_GIVEN DATA:_
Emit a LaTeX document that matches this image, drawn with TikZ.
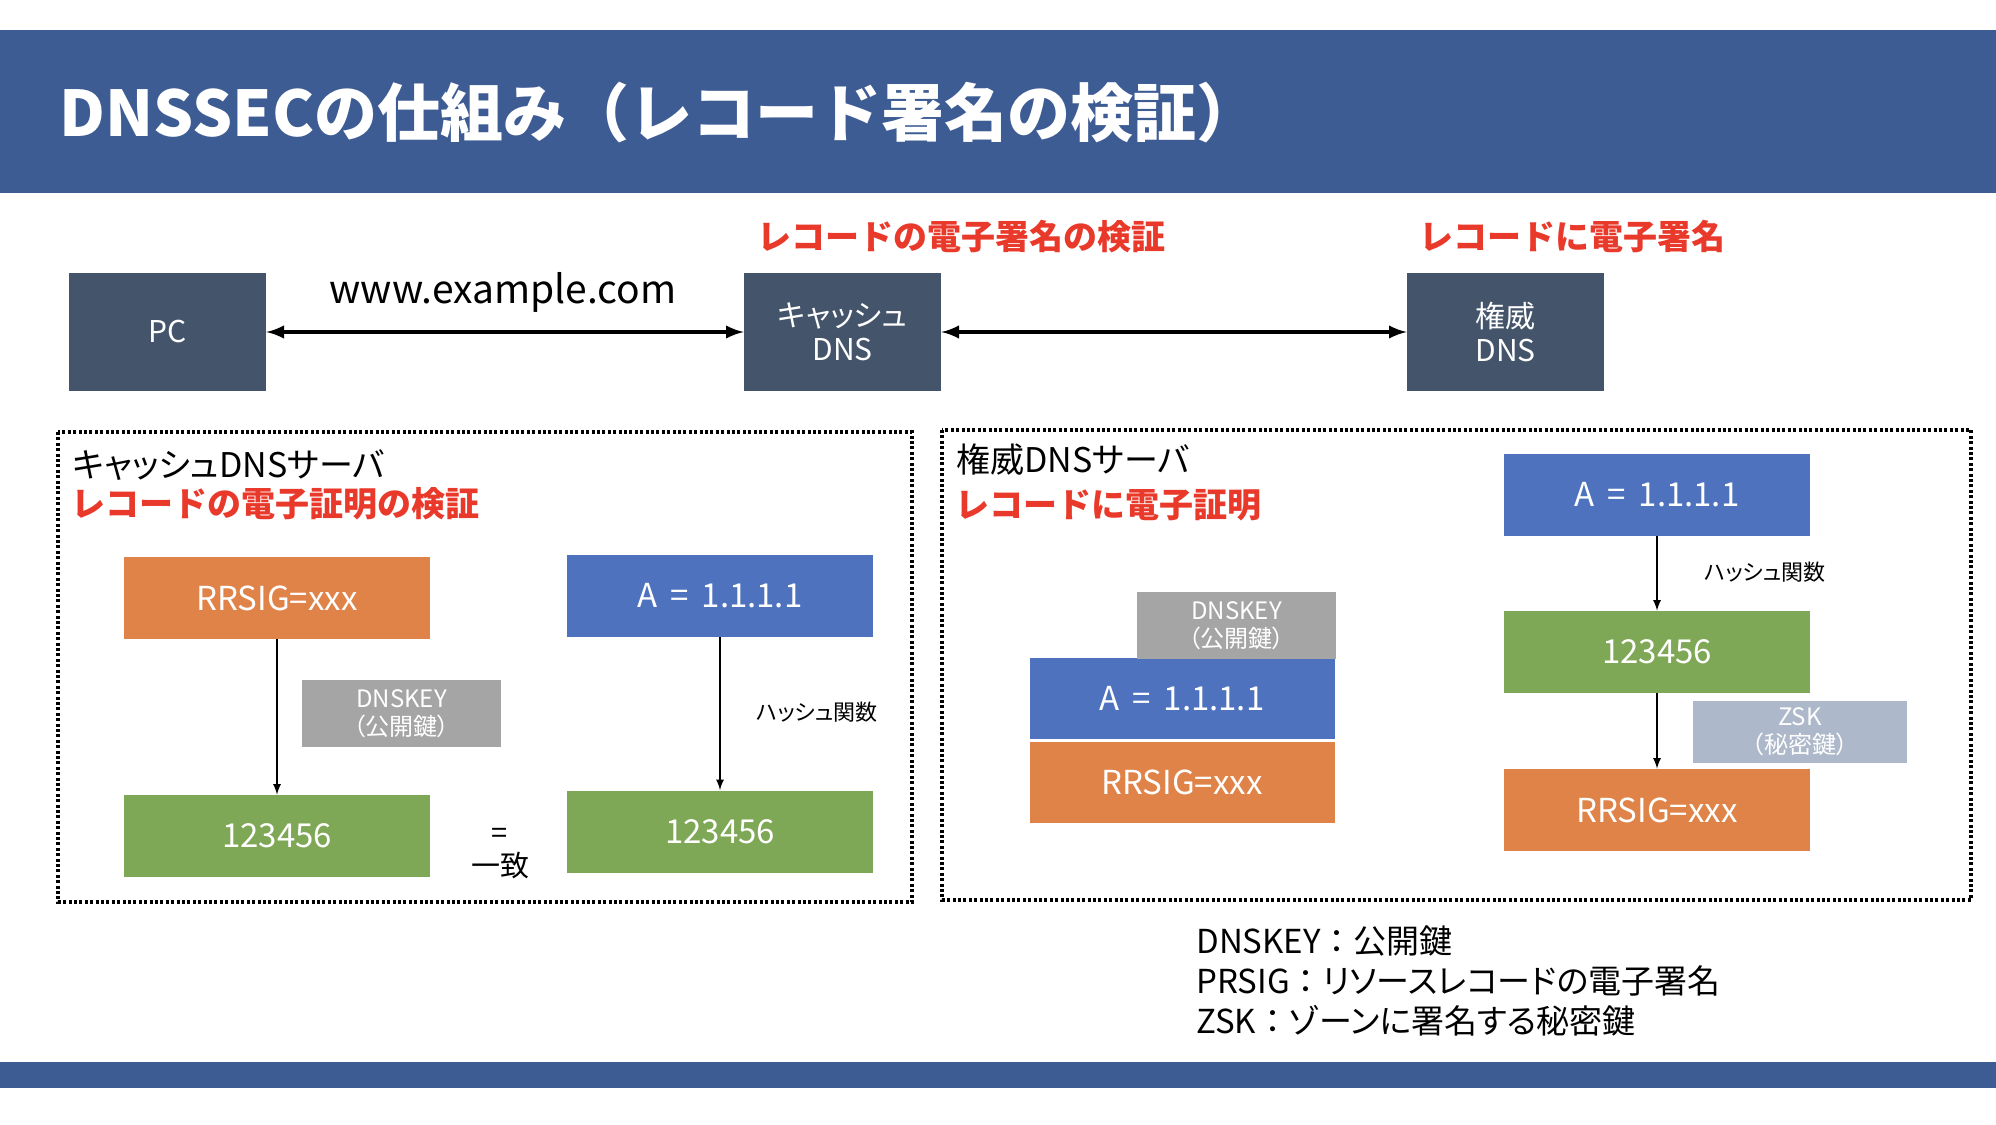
\documentclass[tikz,border=0pt]{standalone}
\usepackage{fontspec}
\setmainfont{Noto Sans CJK JP}
\newfontfamily\uifont[RawFeature=+palt]{Noto Sans CJK JP}
\newfontfamily\fullfont{Noto Sans CJK JP}
\definecolor{titleblue}{RGB}{62,92,148}
\definecolor{hostgray}{RGB}{68,84,106}
\definecolor{recblue}{RGB}{78,114,190}
\definecolor{recorange}{RGB}{224,131,72}
\definecolor{recgreen}{RGB}{127,168,86}
\definecolor{keygray}{RGB}{165,165,165}
\definecolor{zskgray}{RGB}{173,185,202}
\definecolor{alertred}{RGB}{233,57,43}

\begin{document}
\begin{tikzpicture}[x=0.5pt, y=-0.5pt]
 \tikzstyle{host}=[fill=hostgray, text=white, minimum width=98.5pt, minimum height=59pt, inner sep=0pt, align=center, font=\uifont\fontsize{15}{17}\selectfont]
 \tikzstyle{rec}=[text=white, minimum width=153pt, minimum height=41pt, inner sep=0pt, font=\uifont\fontsize{16.5}{19}\selectfont]
 \tikzstyle{keybox}=[text=white, minimum width=99.5pt, minimum height=33.5pt, inner sep=0pt, align=center, font=\uifont\fontsize{12}{14}\selectfont]
 \tikzstyle{link}=[<->, >=latex, line width=2pt]
 \tikzstyle{flow}=[->, >=latex, line width=0.8pt]
 \tikzstyle{frame}=[line width=1.6pt, dash pattern=on 1.5pt off 1.2pt]
 \tikzstyle{alert}=[text=alertred, inner sep=0pt, font=\bfseries\fontsize{17}{20}\selectfont]
 \tikzstyle{head}=[inner sep=0pt, font=\uifont\fontsize{17}{20}\selectfont]
 \tikzstyle{note}=[inner sep=0pt, font=\uifont\fontsize{11}{13}\selectfont]
 \tikzstyle{legend}=[anchor=base west, inner sep=0pt, font=\uifont\fontsize{16.5}{18}\selectfont]
 %
 \useasboundingbox (0,0) rectangle (1996,1124);
 \fill[titleblue] (0,30) rectangle (1996,193);
 \fill[titleblue] (0,1062) rectangle (1996,1088);
 \node[anchor=west, text=white, inner sep=0pt, font=\bfseries\fontsize{31.5}{36}\selectfont] (title) at (59,113) {DNSSECの仕組み（レコード署名の検証）};
 %
 \node[host] (PC) at (167.5,332) {PC};
 \node[host] (cache) at (842.5,332) {キャッシュ\\DNS};
 \node[host] (auth) at (1505.5,332) {権威\\DNS};
 \node[anchor=base, inner sep=0pt, font=\fontsize{19.5}{22}\selectfont] (qname) at (503,303) {www.example.com};
 \node[alert] (verify) at (961.5,237) {レコードの電子署名の検証};
 \node[alert] (sign) at (1572,237) {レコードに電子署名};
 \draw[link] (PC)--(cache);
 \draw[link] (cache)--(auth);
 %
 \draw[frame] (58,432) rectangle (912,902);
 \node[head, anchor=west] (cacheserver) at (72,465) {キャッシュDNSサーバ};
 \node[alert, anchor=west] (cachetask) at (71,504) {レコードの電子証明の検証};
 \node[rec, fill=recorange] (sigL) at (277,598) {RRSIG=xxx};
 \node[rec, fill=recblue] (aL) at (720,596) {A\, = \,1.1.1.1};
 \node[keybox, fill=keygray] (dnskeyL) at (401.5,713.5) {DNSKEY\\（公開鍵）};
 \node[rec, fill=recgreen] (digL) at (277,836) {123456};
 \node[rec, fill=recgreen] (digR) at (720,831.5) {123456};
 \node[note] (hashL) at (817,712) {ハッシュ関数};
 \node[align=center, inner sep=0pt, font=\fontsize{14.5}{16.5}\selectfont] (match) at (500,854) {=\\一致};
 \draw[flow] (sigL)--(digL);
 \draw[flow] (aL)--(digR);
 %
 \draw[frame] (942,430) rectangle (1971,900);
 \node[head, anchor=west] (authserver) at (956,460) {権威DNSサーバ};
 \node[alert, anchor=west] (authtask) at (955,505) {レコードに電子証明};
 \node[rec, fill=recblue, draw=white] (aS) at (1182,698.5) {A\, = \,1.1.1.1};
 \node[rec, fill=recorange, draw=white] (sigS) at (1182,782) {RRSIG=xxx};
 \node[keybox, fill=keygray] (dnskeyR) at (1236.5,625.5) {DNSKEY\\（公開鍵）};
 \node[rec, fill=recblue] (aR) at (1657,495) {A\, = \,1.1.1.1};
 \node[rec, fill=recgreen] (digS) at (1657,652) {123456};
 \node[keybox, fill=zskgray, minimum width=107pt, minimum height=31pt] (zsk) at (1800,732) {ZSK\\（秘密鍵）};
 \node[rec, fill=recorange] (sigR) at (1657,810) {RRSIG=xxx};
 \node[note] (hashR) at (1765,572) {ハッシュ関数};
 \draw[flow] (aR)--(digS);
 \draw[flow] (digS)--(sigR);
 %
 \node[legend] (keynote) at (1196,953) {DNSKEY{\fullfont ：}公開鍵};
 \node[legend] (signote) at (1196,993) {PRSIG{\fullfont ：}リソースレコードの電子署名};
 \node[legend] (zsknote) at (1196,1033) {ZSK{\fullfont ：}ゾーンに署名する秘密鍵};
\end{tikzpicture}
\end{document}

_WHAT NEEDS TO BE DONE:_
Pictures are excluded; output everything else in the data verbatim.

_TASK RESULT:_
Emit a LaTeX document that matches this image, drawn with TikZ.
\documentclass[tikz,border=0pt]{standalone}
\usepackage{fontspec}
\setmainfont{Noto Sans CJK JP}
\newfontfamily\uifont[RawFeature=+palt]{Noto Sans CJK JP}
\newfontfamily\fullfont{Noto Sans CJK JP}
\definecolor{titleblue}{RGB}{62,92,148}
\definecolor{hostgray}{RGB}{68,84,106}
\definecolor{recblue}{RGB}{78,114,190}
\definecolor{recorange}{RGB}{224,131,72}
\definecolor{recgreen}{RGB}{127,168,86}
\definecolor{keygray}{RGB}{165,165,165}
\definecolor{zskgray}{RGB}{173,185,202}
\definecolor{alertred}{RGB}{233,57,43}

\begin{document}
\begin{tikzpicture}[x=0.5pt, y=-0.5pt]
 \tikzstyle{host}=[fill=hostgray, text=white, minimum width=98.5pt, minimum height=59pt, inner sep=0pt, align=center, font=\uifont\fontsize{15}{17}\selectfont]
 \tikzstyle{rec}=[text=white, minimum width=153pt, minimum height=41pt, inner sep=0pt, font=\uifont\fontsize{16.5}{19}\selectfont]
 \tikzstyle{keybox}=[text=white, minimum width=99.5pt, minimum height=33.5pt, inner sep=0pt, align=center, font=\uifont\fontsize{12}{14}\selectfont]
 \tikzstyle{link}=[<->, >=latex, line width=2pt]
 \tikzstyle{flow}=[->, >=latex, line width=0.8pt]
 \tikzstyle{frame}=[line width=1.6pt, dash pattern=on 1.5pt off 1.2pt]
 \tikzstyle{alert}=[text=alertred, inner sep=0pt, font=\bfseries\fontsize{17}{20}\selectfont]
 \tikzstyle{head}=[inner sep=0pt, font=\uifont\fontsize{17}{20}\selectfont]
 \tikzstyle{note}=[inner sep=0pt, font=\uifont\fontsize{11}{13}\selectfont]
 \tikzstyle{legend}=[anchor=base west, inner sep=0pt, font=\uifont\fontsize{16.5}{18}\selectfont]
 %
 \useasboundingbox (0,0) rectangle (1996,1124);
 \fill[titleblue] (0,30) rectangle (1996,193);
 \fill[titleblue] (0,1062) rectangle (1996,1088);
 \node[anchor=west, text=white, inner sep=0pt, font=\bfseries\fontsize{31.5}{36}\selectfont] (title) at (59,113) {DNSSECの仕組み（レコード署名の検証）};
 %
 \node[host] (PC) at (167.5,332) {PC};
 \node[host] (cache) at (842.5,332) {キャッシュ\\DNS};
 \node[host] (auth) at (1505.5,332) {権威\\DNS};
 \node[anchor=base, inner sep=0pt, font=\fontsize{19.5}{22}\selectfont] (qname) at (503,303) {www.example.com};
 \node[alert] (verify) at (961.5,237) {レコードの電子署名の検証};
 \node[alert] (sign) at (1572,237) {レコードに電子署名};
 \draw[link] (PC)--(cache);
 \draw[link] (cache)--(auth);
 %
 \draw[frame] (58,432) rectangle (912,902);
 \node[head, anchor=west] (cacheserver) at (72,465) {キャッシュDNSサーバ};
 \node[alert, anchor=west] (cachetask) at (71,504) {レコードの電子証明の検証};
 \node[rec, fill=recorange] (sigL) at (277,598) {RRSIG=xxx};
 \node[rec, fill=recblue] (aL) at (720,596) {A\, = \,1.1.1.1};
 \node[keybox, fill=keygray] (dnskeyL) at (401.5,713.5) {DNSKEY\\（公開鍵）};
 \node[rec, fill=recgreen] (digL) at (277,836) {123456};
 \node[rec, fill=recgreen] (digR) at (720,831.5) {123456};
 \node[note] (hashL) at (817,712) {ハッシュ関数};
 \node[align=center, inner sep=0pt, font=\fontsize{14.5}{16.5}\selectfont] (match) at (500,854) {=\\一致};
 \draw[flow] (sigL)--(digL);
 \draw[flow] (aL)--(digR);
 %
 \draw[frame] (942,430) rectangle (1971,900);
 \node[head, anchor=west] (authserver) at (956,460) {権威DNSサーバ};
 \node[alert, anchor=west] (authtask) at (955,505) {レコードに電子証明};
 \node[rec, fill=recblue, draw=white] (aS) at (1182,698.5) {A\, = \,1.1.1.1};
 \node[rec, fill=recorange, draw=white] (sigS) at (1182,782) {RRSIG=xxx};
 \node[keybox, fill=keygray] (dnskeyR) at (1236.5,625.5) {DNSKEY\\（公開鍵）};
 \node[rec, fill=recblue] (aR) at (1657,495) {A\, = \,1.1.1.1};
 \node[rec, fill=recgreen] (digS) at (1657,652) {123456};
 \node[keybox, fill=zskgray, minimum width=107pt, minimum height=31pt] (zsk) at (1800,732) {ZSK\\（秘密鍵）};
 \node[rec, fill=recorange] (sigR) at (1657,810) {RRSIG=xxx};
 \node[note] (hashR) at (1765,572) {ハッシュ関数};
 \draw[flow] (aR)--(digS);
 \draw[flow] (digS)--(sigR);
 %
 \node[legend] (keynote) at (1196,953) {DNSKEY{\fullfont ：}公開鍵};
 \node[legend] (signote) at (1196,993) {PRSIG{\fullfont ：}リソースレコードの電子署名};
 \node[legend] (zsknote) at (1196,1033) {ZSK{\fullfont ：}ゾーンに署名する秘密鍵};
\end{tikzpicture}
\end{document}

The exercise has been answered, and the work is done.